= Task data =
• • •
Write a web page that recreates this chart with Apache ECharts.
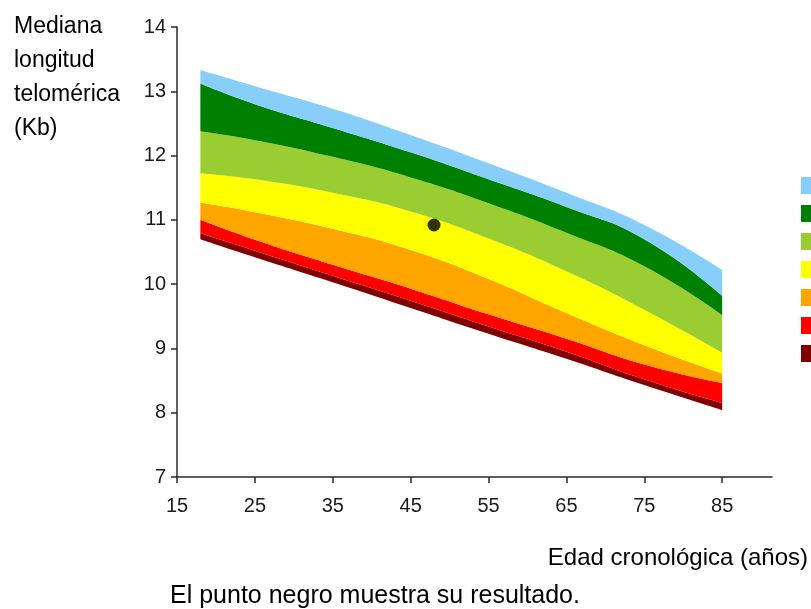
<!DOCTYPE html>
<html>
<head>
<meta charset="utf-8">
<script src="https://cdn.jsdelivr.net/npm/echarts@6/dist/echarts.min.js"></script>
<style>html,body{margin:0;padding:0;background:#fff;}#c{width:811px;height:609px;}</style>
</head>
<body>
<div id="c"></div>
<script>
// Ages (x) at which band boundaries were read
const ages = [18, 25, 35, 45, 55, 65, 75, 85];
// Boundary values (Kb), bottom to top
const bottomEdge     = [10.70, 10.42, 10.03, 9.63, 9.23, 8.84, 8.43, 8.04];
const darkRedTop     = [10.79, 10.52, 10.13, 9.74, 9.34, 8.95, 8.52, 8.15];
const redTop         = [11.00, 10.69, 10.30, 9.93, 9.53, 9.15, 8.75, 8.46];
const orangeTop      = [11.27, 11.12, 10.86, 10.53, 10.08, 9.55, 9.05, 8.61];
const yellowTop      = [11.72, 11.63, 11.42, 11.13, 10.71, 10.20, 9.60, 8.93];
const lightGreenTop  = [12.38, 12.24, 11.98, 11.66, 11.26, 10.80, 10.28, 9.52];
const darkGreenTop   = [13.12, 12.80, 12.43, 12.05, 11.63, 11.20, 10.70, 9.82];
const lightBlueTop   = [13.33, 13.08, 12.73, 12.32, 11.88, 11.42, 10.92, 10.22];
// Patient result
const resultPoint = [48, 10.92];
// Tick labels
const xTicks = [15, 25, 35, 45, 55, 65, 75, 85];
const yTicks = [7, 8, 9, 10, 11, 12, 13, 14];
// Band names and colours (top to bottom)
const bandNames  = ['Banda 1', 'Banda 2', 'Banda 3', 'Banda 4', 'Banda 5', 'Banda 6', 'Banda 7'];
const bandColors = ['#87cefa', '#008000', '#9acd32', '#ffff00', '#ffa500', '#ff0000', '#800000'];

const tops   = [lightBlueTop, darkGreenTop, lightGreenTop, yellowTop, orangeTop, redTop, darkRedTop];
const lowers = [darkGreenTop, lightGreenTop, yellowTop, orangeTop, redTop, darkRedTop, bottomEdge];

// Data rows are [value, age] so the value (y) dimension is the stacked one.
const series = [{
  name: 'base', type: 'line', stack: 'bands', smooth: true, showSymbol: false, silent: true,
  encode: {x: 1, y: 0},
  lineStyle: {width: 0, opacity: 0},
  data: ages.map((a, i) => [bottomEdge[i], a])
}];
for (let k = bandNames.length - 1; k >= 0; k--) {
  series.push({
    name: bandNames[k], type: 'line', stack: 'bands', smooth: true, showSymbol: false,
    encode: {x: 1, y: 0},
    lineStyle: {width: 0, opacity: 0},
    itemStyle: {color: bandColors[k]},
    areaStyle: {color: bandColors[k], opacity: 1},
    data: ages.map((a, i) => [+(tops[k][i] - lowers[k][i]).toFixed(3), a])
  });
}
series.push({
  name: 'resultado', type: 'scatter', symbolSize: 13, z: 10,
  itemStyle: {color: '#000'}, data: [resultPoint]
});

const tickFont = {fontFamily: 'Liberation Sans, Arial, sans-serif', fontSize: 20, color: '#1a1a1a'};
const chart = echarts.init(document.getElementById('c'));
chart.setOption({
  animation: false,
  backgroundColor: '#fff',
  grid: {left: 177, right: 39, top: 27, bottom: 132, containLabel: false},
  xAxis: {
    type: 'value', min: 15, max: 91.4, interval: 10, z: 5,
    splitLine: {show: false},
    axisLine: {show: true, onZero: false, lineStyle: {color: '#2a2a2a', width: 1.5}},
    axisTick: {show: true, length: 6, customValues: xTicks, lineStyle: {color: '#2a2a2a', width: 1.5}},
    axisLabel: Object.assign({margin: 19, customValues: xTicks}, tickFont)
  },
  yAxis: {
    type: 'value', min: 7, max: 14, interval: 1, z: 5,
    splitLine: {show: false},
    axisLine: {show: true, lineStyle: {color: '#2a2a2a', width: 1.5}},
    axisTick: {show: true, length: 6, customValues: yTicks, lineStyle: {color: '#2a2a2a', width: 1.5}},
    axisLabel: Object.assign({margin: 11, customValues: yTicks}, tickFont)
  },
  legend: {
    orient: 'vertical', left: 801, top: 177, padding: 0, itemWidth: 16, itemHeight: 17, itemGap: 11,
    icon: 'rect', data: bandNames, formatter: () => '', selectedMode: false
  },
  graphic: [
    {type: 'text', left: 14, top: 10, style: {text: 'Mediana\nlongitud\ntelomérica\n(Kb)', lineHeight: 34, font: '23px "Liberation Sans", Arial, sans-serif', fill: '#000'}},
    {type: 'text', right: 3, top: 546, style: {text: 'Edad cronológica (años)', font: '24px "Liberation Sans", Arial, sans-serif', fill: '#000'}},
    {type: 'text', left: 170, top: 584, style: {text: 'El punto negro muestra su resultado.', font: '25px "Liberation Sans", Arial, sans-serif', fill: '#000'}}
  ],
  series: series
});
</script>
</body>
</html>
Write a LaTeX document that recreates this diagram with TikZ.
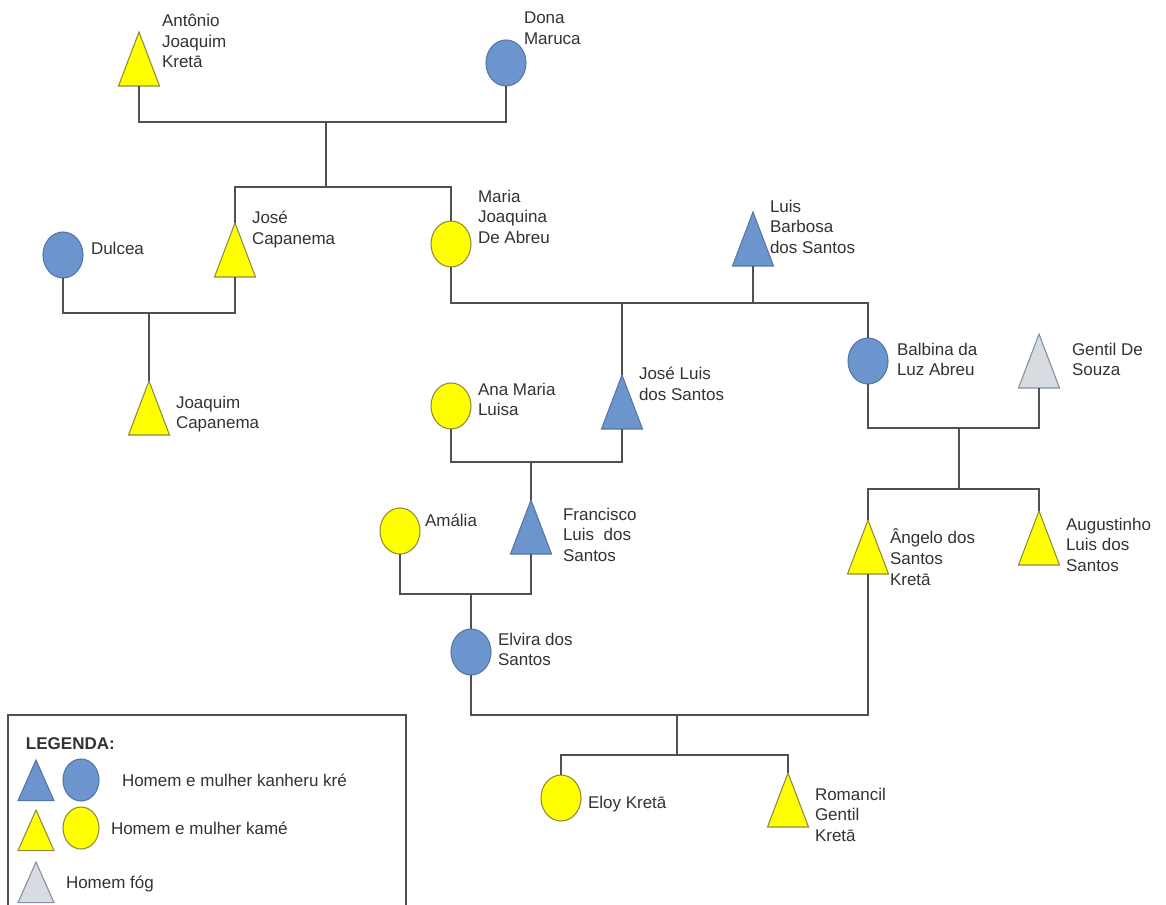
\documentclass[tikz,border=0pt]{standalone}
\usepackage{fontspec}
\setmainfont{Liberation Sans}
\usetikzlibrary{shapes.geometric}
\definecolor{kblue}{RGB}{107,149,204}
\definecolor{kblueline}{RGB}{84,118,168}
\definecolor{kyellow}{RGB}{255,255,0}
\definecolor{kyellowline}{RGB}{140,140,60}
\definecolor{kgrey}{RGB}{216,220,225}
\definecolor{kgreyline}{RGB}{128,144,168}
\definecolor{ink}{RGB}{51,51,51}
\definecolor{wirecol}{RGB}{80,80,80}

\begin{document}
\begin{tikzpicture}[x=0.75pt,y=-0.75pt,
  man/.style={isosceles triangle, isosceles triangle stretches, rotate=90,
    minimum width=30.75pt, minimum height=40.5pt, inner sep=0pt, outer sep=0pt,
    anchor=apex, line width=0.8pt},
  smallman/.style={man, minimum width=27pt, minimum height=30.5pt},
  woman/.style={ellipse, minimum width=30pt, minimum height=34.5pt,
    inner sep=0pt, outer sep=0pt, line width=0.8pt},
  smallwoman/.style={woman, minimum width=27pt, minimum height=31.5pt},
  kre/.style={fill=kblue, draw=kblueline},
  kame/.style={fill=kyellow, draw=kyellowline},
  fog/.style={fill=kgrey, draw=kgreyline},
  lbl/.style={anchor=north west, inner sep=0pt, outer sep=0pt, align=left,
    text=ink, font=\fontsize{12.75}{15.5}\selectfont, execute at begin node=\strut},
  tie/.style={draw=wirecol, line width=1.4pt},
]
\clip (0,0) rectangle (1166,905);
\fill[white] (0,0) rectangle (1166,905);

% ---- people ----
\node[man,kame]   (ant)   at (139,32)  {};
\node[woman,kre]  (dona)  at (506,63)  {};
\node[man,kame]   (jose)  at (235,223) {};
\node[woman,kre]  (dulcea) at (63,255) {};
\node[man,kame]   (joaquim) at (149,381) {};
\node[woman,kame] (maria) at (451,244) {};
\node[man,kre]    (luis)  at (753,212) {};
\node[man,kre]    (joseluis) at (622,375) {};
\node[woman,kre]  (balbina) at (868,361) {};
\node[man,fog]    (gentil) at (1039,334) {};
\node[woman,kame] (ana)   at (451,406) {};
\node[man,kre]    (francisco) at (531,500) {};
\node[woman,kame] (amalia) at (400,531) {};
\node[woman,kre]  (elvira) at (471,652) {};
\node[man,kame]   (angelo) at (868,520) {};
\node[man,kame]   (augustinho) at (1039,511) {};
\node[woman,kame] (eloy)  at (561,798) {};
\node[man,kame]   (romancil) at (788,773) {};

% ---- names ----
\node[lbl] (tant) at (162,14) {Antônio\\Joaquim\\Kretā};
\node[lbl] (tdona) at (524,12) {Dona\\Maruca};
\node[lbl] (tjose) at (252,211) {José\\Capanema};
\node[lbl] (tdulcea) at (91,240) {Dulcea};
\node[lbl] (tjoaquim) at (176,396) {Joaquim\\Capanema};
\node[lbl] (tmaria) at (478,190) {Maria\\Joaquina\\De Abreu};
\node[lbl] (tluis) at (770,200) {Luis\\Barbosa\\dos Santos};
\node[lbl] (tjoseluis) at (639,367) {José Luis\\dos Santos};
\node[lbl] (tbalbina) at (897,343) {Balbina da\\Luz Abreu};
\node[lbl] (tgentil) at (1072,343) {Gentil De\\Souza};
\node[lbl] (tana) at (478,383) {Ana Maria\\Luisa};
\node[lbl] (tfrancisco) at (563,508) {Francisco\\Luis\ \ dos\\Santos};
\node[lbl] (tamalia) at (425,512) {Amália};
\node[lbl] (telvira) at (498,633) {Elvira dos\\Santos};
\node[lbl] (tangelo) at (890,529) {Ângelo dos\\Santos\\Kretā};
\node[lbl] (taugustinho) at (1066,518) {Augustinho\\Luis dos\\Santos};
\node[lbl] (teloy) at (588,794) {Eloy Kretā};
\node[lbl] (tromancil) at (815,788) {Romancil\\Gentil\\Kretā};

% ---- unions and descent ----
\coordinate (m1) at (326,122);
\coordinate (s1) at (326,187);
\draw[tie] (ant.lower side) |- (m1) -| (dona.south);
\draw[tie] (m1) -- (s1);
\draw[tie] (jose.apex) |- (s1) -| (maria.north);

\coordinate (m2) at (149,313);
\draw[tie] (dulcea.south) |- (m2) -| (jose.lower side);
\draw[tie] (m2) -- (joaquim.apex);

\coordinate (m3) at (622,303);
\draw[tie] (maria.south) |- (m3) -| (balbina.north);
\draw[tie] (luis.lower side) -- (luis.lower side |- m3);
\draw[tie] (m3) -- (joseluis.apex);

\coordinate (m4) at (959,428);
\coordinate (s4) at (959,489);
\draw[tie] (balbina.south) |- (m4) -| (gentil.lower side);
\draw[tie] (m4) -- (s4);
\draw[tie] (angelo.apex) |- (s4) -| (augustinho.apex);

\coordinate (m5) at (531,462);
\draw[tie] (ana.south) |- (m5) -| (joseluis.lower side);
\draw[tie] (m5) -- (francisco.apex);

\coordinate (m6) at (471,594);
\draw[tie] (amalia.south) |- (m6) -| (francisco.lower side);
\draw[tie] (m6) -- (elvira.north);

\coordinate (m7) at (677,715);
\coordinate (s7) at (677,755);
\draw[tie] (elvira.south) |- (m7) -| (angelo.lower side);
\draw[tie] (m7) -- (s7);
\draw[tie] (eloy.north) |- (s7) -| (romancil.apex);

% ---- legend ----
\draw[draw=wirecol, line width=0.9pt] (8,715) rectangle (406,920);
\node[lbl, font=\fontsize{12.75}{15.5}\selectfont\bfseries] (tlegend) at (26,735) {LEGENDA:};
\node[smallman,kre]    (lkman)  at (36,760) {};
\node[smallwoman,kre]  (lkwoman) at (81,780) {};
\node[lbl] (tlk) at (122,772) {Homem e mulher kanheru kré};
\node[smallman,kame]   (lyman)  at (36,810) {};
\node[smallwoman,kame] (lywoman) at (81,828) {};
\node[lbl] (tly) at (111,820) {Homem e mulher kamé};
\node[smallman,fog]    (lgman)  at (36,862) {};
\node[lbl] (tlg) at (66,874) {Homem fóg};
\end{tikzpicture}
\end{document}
• • •
= Direction =
Where a line in the material contains "with", copy that line.

= Expected answer =
Write a web page that recreates this chart with Apache ECharts.
Write a LaTeX document that recreates this diagram with TikZ.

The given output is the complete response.